Deuterium is abundant and can be extracted from seawater. Tritium is not. Only limited quantities of tritium currently exist worldwide, much of it produced inside a small number of nuclear reactors designed with specialized water cooling systems. Future commercial fusion plants would require far larger and continuous fuel supplies. Without a method for generating new tritium inside the reactor itself, large-scale fusion power remained economically and physically unrealistic.

For decades, scientists attempted to solve that problem through systems known as “breeding blankets.” These reactor linings absorb high-energy neutrons released during fusion reactions and use them to convert lithium into fresh tritium fuel.

The challenge has never been theoretical alone. Reactor materials must withstand constant impacts from high-energy neutrons while simultaneously producing enough tritium to sustain future operations.

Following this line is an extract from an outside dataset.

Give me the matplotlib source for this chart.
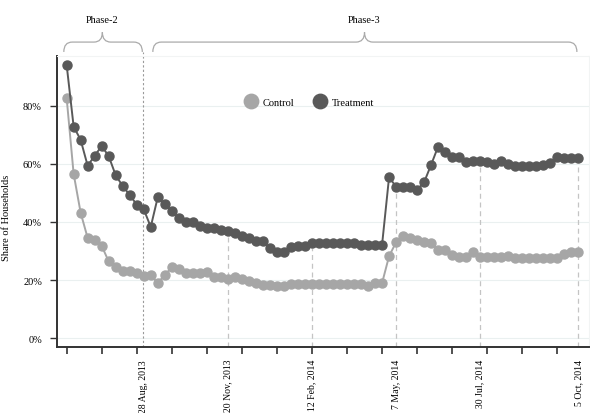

According to a 2026 ITER assessment examining the remaining scientific gaps before commercial fusion reactors can operate at, producing and reusing enough tritium fuel remains among the largest unresolved hurdles facing commercial fusion power.

Recent studies suggest researchers may finally be making measurable progress. A paper published in the Journal of Plasma Physics examining the proposed Infinity Two fusion pilot plant concluded that several reactor designs could potentially generate enough tritium fuel for future reactors to sustain their own operations.That finding has attracted attention across the fusion sector because fuel availability has long been viewed as one of the central reasons commercial fusion remained perpetually out of reach.

 

The global fusion race

Private fusion companies are now attempting to convert laboratory advances into commercial deployment plans.

Several firms are building experimental reactors intended to demonstrate “net fusion energy,” the point at which a reactor produces more fusion energy than the energy required to power the system itself. Many companies ultimately hope to scale those demonstration systems into commercial power plants capable of supplying electricity to industrial facilities and urban populations.

Governments are also accelerating their involvement. In March, the U.S. Department of Energy released a Fusion Science and Technology Roadmap aimed at helping deliver commercial fusion power by the mid-2030s. The roadmap outlined plans for pilot plants, advanced materials research, superconducting magnet development, and public-private partnerships intended to accelerate commercialization timelines.

The international dimension of the race has also become more pronounced. China continues expanding state-backed fusion programs, while Japan and South Korea remain heavily involved in developing the advanced magnets and reactor systems needed to control fusion reactions. Gulf states have also shown growing interest in fusion investments as energy-exporting economies prepare for longer-term transitions beyond hydrocarbons. The result is no longer simply a scientific competition. Fusion is becoming tied to industrial strategy, energy security, and technological influence.

 

Why skepticism still remains

Despite the optimism surrounding recent breakthroughs, many physicists argue that commercial fusion remains substantially more difficult than current headlines suggest.

Generating fusion reactions in experimental conditions is not the same as operating a commercially viable power station connected to an electrical grid for decades. Future reactors must sustain stable plasmas hotter than the sun while continuously generating electricity, breeding tritium fuel, and maintaining economically competitive operating costs.

Cost remains another major uncertainty. Fusion facilities require highly specialized superconducting magnets, advanced cooling systems, and complex fuel-handling infrastructure. Even if reactors become scientifically viable, analysts question whether fusion electricity will initially compete economically with rapidly falling solar and nuclear fission costs in many regions.

Long timelines have also reinforced skepticism. Internationally, the International Thermonuclear Experimental Reactor (ITER), the massive fusion reactor project involving 35 nations and under construction in southern France, updated its timeline in 2024 and now expects to conduct its first deuterium-tritium fusion experiments in 2039. For critics, the delay reinforced long-standing concerns that commercial fusion schedules continue slipping further into the future despite repeated claims of imminent breakthroughs.

At the same time, supporters argue the scale of potential benefits justifies continued investment.

Unlike solar and wind, fusion could theoretically provide continuous electricity without dependence on weather conditions. Fusion fuel supplies are also geographically widespread. Deuterium exists abundantly in seawater, while lithium reserves are distributed across multiple regions rather than concentrated in a single geopolitical bloc.

That possibility matters as electricity demand rises globally. Many developing countries are also searching for large-scale electricity sources capable of supporting industrial growth without deepening dependence on fossil fuels. Whether fusion becomes commercially viable by 2030 remains uncertain. But after decades of remaining largely confined to experimental physics, fusion is increasingly being treated as a serious long-term energy technology by governments, investors, and private industry.